Financing for the $16.5 million project, including the acquisition of the units, is coming from investors, lending institutions and the developer. Essex Capital buys and develops underperforming residential and commercial properties along the East Coast.

The company, with offices in Manhattan and Washington, bought the units, as well as 7,500 square feet of retail space, in the 18-year-old building at Third Avenue, which was converted from rental to a co-op in 1988. Forty-four units were sold through 1990, when the market declined sharply, and the rest were rented. Eight years and three owners later, an additional 84 had been sold.

The seller of the remaining unsold units was a financial institution that took back the apartments in an uncontested foreclosure from the previous owners. The previous owners had improved the lobby and common areas, but their plan, also to upgrade and combine units, was cut short.

Peter Hauspurg, chairman of Eastern Consolidated Properties, a real estate investment banking company, said it was unusual to find a large block of units available because as a result of the boom-and-bust-cycle of the late 1980’s, most have been sold.

“But there are deals that were bandaged together, only to crash again,” Mr. Hauspurg added, noting that the deal could work if the units were purchased and improved at a price lower than what it would cost to build new ones.

That was a factor in buying the units, a move that the president of Essex Capital, Mitchell B. Rutter, said “represented an opportunity to buy a building within a building in a good location.”

Because most of the units are or will soon be vacant, Mr. Rutter said, he will not have difficulty renovating and selling them. Another factor is that the 29-story building is a co-op, but its rules are similar to those of a condominium. Owners can buy and sell units without board approval and have more flexibility in subleasing them. That, along with upgrading and combining units, will make the project more competitive, he said.

“We are hopeful, and all indications are positive, that everything Essex Capital plans to do will be carried out,” the secretary of the co-op board, Eric M. Dessen, said. “It would increase the value of all the apartments and bring stability to the building.”

Meryl Sacks, a senior account executive at Charles H. Greenthal Management, which manages the building, said, “An active sales program is the last piece of the puzzle.”

The building has been down this road before. In its life as a co-op, sales have been hampered by factors like the recession and the changing ownership of the unsold units. Despite that, the finances remained stable because the rental income was sufficient to cover operating costs, Ms. Sacks said.

Mr. Rutter said the difference with his plan was that it is well capitalized, allowing Essex Capital to invest more money in the units and sell them at a higher price.

What brokers say is on Essex Capital’s side is timing, because demand is outstripping supply, especially for larger units and those with high-quality finishes. “Buyers today are not looking as much for location as they are space and or good quality apartments,” said Diane M. Ramirez, executive sales director at the Halstead Property Company, a large brokerage firm.

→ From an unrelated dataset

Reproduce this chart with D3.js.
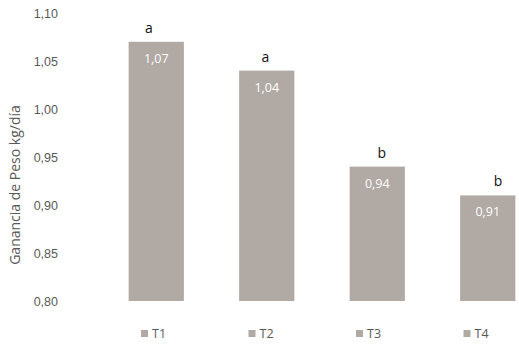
<!DOCTYPE html>
<html>
<head>
<meta charset="utf-8">
<script src="https://cdn.jsdelivr.net/npm/d3@7"></script>
<style>
  body { margin: 0; background: #fff; }
  svg { display: block; font-family: "Open Sans", "Liberation Sans", sans-serif; }
</style>
</head>
<body>
<svg width="519" height="349"></svg>
<script>
const treatments = ["T1", "T2", "T3", "T4"];
const gain = [1.07, 1.04, 0.94, 0.91];
const letters = ["a", "a", "b", "b"];
const yTicks = [0.80, 0.85, 0.90, 0.95, 1.00, 1.05, 1.10];

const svg = d3.select("svg");
const barColor = "#b1a9a3";
const textColor = "#595959";
const fmt = v => d3.format(".2f")(v).replace(".", ",");

const x = d3.scaleBand().domain(treatments).range([101, 543]).paddingInner(0.5).paddingOuter(0.25);
const y = d3.scaleLinear().domain([0.80, 1.10]).range([301, 13]);
// significance letters sit on their own evenly spaced layer, drifting right of the bars
const xLetter = d3.scalePoint().domain(treatments).range([149, 498]);

/* y axis labels only, no line */
const yAxis = d3.axisLeft(y).tickValues(yTicks).tickFormat(fmt).tickSize(0).tickPadding(0);
const gy = svg.append("g").attr("transform", "translate(58,0)").call(yAxis);
gy.select(".domain").remove();
gy.selectAll("text").attr("fill", textColor).style("font-size", "12.5px").style("font-family", "inherit");

svg.append("text")
  .attr("transform", "translate(20,185) rotate(-90)")
  .attr("text-anchor", "middle")
  .attr("fill", textColor)
  .style("font-size", "14px")
  .text("Ganancia de Peso kg/día");

/* bars */
const g = svg.append("g");
treatments.forEach((t, i) => {
  g.append("rect")
    .attr("x", x(t))
    .attr("y", y(gain[i]))
    .attr("width", x.bandwidth())
    .attr("height", y(0.80) - y(gain[i]))
    .attr("fill", barColor);

  g.append("text")
    .attr("x", x(t) + x.bandwidth() / 2)
    .attr("y", y(gain[i]) + 21)
    .attr("text-anchor", "middle")
    .attr("fill", "#fff")
    .style("font-size", "12.5px")
    .text(fmt(gain[i]));

  g.append("text")
    .attr("x", xLetter(t))
    .attr("y", y(gain[i]) - 9)
    .attr("text-anchor", "middle")
    .attr("fill", "#111")
    .style("font-size", "14px")
    .text(letters[i]);
});

/* legend */
const legend = svg.append("g");
treatments.forEach((t, i) => {
  const lx = 141 + i * 107.5;
  legend.append("rect")
    .attr("x", lx).attr("y", 330)
    .attr("width", 7).attr("height", 7)
    .attr("fill", barColor);
  legend.append("text")
    .attr("x", lx + 11).attr("y", 338)
    .attr("fill", textColor)
    .style("font-size", "12.5px")
    .text(t);
});
</script>
</body>
</html>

The 80 units will have kitchens with granite countertops and bathrooms with marble floors and walls. Asking prices are $175,000 to $317,000 for the smaller units and $565,000 to $950,000 for the combined units. The agents expect the five-bedroom unit to cost $1.2 million to $1.6 million.

By comparison, the Real Estate Board of new York recorded the median sales price at the end of last year for co-ops in postwar East Side buildings at $162,000 for one bedroom, $439,000 for two bedrooms, $650,000 for three bedrooms and $1.69 million for those with four or more bedrooms.

Monthly fees, including real estate taxes, at 200 East 90th Street are $543 to $2,247. Those for the biggest unit are estimated at $3,584. In the three weeks since sales started, contracts are pending on 14 apartments, said Aimee Mandossian, director of sales and marketing.